A block of data

----

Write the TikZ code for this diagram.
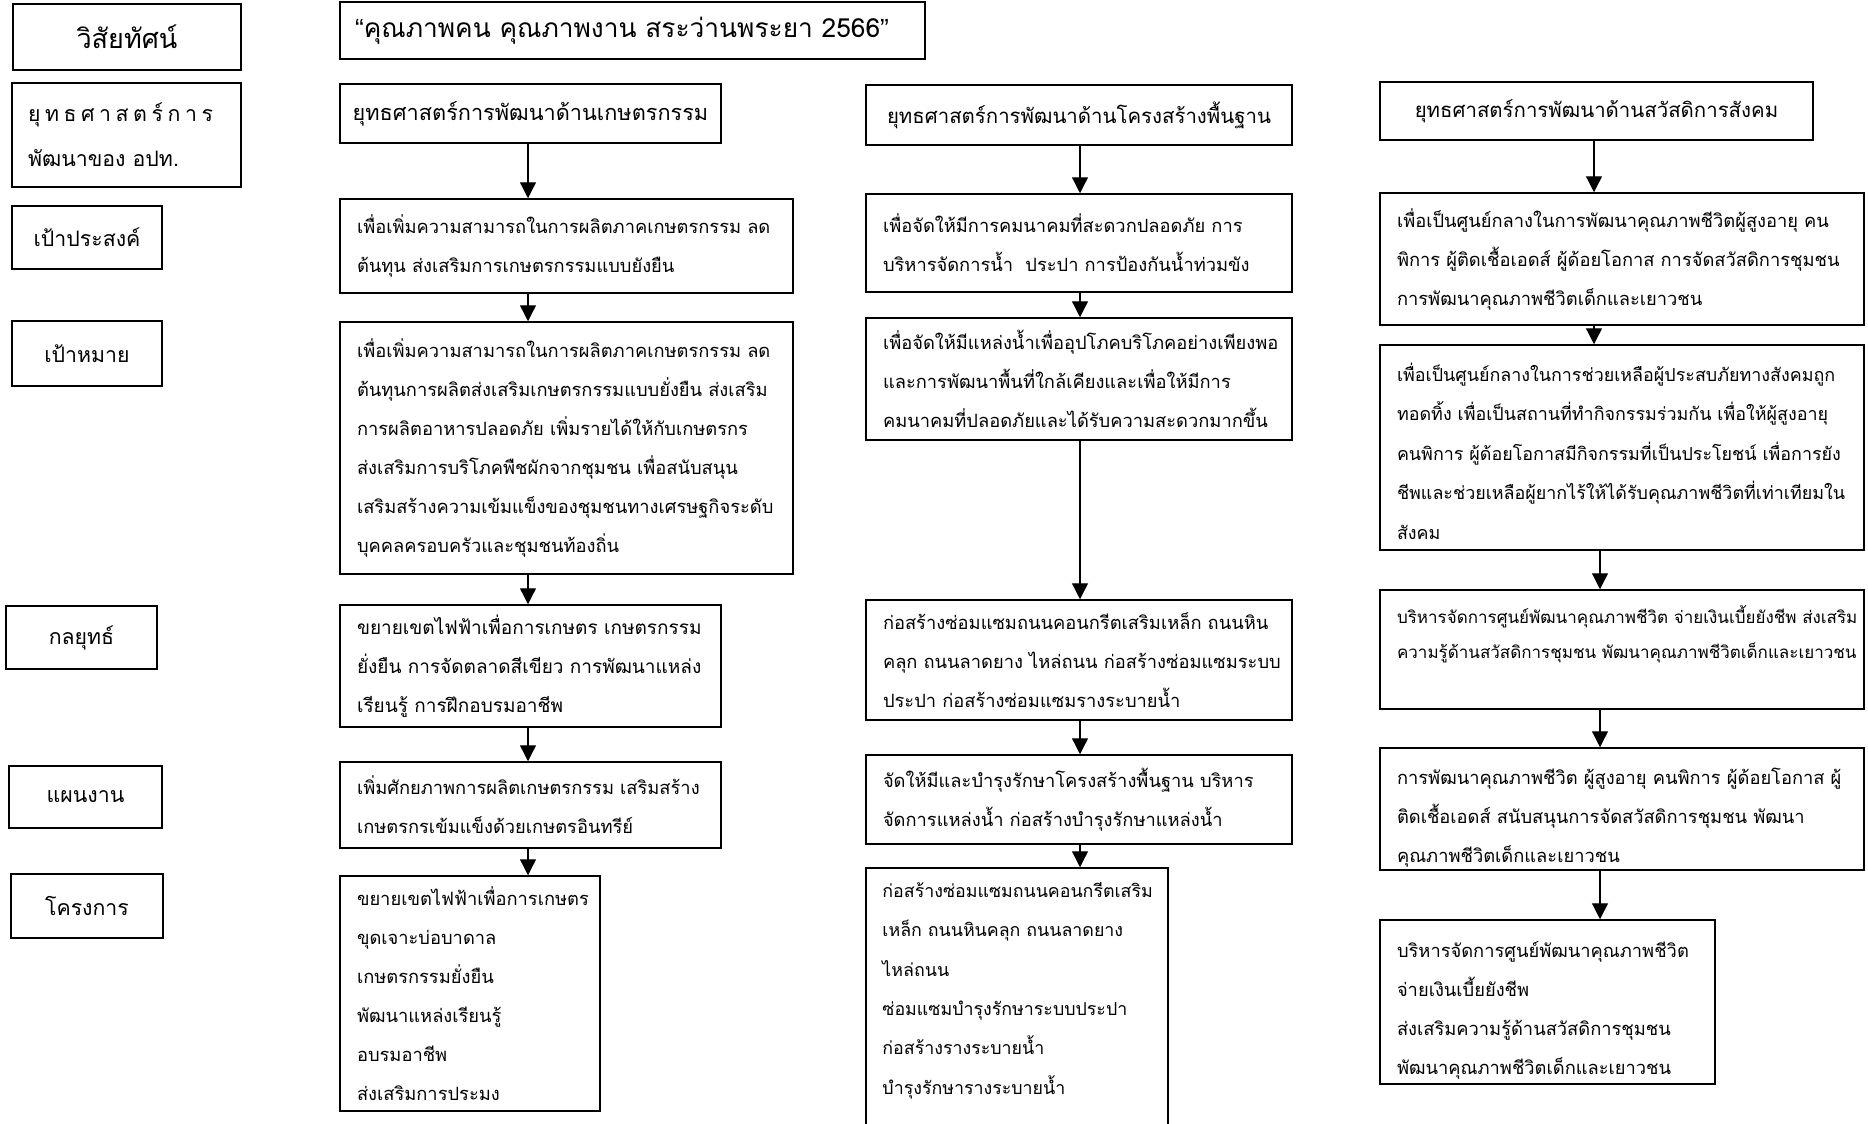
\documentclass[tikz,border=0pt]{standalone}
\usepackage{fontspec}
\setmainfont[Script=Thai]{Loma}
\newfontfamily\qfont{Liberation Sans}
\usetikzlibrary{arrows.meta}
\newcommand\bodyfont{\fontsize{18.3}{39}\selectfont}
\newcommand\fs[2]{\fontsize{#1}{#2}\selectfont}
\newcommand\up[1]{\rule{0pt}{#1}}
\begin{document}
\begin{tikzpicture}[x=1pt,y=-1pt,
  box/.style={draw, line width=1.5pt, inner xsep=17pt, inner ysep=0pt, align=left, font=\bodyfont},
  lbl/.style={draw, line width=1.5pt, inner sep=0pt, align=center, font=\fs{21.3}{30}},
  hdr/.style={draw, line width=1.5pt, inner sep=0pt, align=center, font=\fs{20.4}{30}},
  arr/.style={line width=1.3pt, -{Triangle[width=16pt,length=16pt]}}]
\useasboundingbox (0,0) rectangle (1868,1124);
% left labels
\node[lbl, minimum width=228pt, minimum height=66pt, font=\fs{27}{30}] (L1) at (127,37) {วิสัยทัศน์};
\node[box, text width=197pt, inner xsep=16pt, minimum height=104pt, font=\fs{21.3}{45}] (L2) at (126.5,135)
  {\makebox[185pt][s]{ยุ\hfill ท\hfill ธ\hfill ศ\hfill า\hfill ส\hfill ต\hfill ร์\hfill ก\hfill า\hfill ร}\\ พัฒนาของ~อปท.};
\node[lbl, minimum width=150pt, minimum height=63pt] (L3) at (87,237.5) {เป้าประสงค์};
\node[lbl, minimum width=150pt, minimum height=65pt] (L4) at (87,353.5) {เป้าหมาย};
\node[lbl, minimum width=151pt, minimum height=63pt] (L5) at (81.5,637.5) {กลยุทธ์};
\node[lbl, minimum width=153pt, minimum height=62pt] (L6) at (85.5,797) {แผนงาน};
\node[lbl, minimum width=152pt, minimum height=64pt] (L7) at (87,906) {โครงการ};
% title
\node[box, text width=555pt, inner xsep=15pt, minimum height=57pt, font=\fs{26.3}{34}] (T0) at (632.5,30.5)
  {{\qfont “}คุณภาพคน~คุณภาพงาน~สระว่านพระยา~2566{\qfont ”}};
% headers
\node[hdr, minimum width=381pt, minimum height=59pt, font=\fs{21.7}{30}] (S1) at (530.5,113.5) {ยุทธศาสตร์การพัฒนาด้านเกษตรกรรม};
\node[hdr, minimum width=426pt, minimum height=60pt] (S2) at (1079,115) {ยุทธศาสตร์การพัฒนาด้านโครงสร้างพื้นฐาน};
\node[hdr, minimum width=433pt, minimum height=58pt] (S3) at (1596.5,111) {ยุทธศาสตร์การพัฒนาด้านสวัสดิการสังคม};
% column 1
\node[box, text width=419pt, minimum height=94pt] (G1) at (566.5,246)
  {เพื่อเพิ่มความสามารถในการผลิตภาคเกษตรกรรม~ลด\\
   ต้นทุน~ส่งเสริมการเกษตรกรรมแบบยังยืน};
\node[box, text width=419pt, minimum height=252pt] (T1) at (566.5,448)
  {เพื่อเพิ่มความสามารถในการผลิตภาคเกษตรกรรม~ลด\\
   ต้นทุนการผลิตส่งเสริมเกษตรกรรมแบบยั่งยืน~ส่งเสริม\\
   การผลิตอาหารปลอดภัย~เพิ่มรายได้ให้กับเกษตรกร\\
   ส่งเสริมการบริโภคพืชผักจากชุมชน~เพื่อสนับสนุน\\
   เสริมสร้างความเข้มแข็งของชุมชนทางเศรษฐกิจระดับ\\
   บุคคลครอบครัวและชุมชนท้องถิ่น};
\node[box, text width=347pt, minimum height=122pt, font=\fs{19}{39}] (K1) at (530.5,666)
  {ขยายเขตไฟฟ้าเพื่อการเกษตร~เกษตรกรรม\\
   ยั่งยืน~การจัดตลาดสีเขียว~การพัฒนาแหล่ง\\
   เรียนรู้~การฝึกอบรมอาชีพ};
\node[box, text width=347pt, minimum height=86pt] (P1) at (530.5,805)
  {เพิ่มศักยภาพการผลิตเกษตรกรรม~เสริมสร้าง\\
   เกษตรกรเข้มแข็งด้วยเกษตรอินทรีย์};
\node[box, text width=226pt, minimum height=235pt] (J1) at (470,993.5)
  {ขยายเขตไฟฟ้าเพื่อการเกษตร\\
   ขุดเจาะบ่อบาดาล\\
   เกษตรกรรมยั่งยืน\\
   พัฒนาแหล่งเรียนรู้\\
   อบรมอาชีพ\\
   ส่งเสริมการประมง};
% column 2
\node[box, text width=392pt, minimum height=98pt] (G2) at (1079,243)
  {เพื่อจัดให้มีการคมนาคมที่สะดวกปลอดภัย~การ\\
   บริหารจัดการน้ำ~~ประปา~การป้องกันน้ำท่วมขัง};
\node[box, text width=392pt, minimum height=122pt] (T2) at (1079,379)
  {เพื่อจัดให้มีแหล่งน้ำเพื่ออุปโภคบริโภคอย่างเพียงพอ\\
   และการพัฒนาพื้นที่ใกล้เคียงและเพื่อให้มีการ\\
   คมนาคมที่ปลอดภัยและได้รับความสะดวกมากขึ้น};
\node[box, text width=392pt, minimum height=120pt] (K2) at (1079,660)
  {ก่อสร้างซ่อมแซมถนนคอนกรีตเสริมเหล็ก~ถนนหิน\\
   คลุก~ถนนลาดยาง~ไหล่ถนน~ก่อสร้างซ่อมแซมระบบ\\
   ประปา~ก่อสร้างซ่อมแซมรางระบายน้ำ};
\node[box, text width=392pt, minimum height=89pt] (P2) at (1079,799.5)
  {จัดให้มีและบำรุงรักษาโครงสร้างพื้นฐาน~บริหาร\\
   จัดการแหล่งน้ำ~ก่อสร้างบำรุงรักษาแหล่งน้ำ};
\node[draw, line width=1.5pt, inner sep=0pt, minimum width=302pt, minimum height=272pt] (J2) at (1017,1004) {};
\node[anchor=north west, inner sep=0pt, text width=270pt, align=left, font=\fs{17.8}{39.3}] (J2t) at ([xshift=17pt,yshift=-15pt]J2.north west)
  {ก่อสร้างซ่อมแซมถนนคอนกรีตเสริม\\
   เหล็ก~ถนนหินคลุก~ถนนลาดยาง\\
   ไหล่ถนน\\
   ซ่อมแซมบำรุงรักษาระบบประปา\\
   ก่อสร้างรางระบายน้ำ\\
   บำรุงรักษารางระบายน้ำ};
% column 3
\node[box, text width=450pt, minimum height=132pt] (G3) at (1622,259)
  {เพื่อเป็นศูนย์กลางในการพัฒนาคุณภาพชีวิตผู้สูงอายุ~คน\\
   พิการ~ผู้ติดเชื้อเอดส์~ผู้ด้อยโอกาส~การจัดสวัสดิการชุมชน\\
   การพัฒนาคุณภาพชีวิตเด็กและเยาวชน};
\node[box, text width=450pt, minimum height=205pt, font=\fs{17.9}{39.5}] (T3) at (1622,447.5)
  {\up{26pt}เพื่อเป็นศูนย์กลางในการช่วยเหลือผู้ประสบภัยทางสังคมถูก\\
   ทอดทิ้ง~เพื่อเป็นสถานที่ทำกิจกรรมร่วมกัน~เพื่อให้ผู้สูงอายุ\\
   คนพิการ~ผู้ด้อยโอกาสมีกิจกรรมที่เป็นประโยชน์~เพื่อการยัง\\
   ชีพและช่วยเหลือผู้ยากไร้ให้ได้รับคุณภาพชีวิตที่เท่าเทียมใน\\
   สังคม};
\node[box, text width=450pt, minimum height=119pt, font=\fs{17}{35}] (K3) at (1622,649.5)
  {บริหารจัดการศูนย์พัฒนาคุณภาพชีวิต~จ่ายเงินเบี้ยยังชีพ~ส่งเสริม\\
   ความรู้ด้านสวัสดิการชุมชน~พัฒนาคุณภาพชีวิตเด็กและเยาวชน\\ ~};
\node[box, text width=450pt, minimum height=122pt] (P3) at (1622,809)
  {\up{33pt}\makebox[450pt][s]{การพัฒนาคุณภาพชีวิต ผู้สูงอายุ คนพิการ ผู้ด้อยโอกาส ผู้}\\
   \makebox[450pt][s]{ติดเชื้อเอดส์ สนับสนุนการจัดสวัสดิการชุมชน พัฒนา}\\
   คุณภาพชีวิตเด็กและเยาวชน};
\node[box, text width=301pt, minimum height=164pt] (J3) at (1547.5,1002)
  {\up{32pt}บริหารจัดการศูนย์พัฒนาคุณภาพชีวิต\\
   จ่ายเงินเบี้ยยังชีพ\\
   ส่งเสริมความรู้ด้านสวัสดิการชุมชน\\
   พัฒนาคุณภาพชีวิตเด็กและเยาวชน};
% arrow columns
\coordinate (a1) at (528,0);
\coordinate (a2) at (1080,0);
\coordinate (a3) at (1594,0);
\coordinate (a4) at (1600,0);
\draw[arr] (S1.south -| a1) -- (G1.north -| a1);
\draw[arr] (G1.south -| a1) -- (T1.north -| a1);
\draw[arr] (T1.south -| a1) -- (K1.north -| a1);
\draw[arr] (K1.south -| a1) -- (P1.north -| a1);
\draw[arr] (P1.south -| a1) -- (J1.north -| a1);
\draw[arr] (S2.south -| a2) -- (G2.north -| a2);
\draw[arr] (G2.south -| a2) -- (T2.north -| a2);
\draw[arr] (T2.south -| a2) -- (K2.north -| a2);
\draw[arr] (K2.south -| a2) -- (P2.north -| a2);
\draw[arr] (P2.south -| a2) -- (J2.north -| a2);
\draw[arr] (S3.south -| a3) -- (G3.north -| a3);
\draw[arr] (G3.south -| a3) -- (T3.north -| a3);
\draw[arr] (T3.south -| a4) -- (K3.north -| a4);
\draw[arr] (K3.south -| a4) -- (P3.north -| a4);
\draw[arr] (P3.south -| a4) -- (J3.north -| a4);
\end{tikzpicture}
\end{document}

----

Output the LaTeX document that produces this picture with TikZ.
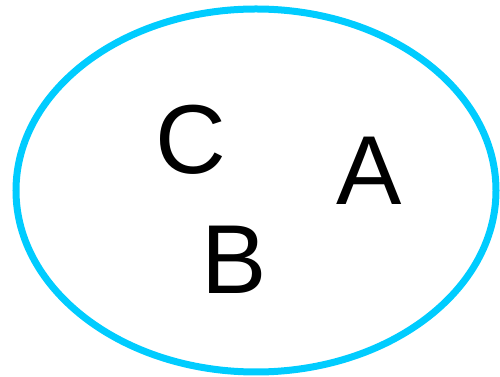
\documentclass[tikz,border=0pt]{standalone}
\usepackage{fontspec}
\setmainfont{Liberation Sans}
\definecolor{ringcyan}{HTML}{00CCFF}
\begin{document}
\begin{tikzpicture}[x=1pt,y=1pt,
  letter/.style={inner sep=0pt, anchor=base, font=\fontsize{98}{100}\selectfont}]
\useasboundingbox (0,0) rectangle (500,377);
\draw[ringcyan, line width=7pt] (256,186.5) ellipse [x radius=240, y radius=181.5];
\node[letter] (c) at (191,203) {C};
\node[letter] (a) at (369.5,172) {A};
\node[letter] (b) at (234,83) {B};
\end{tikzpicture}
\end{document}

----

▶ _Task instructions_
Report each line in the data that holds the word "this".

▶ _The response_
Write the TikZ code for this diagram.
Output the LaTeX document that produces this picture with TikZ.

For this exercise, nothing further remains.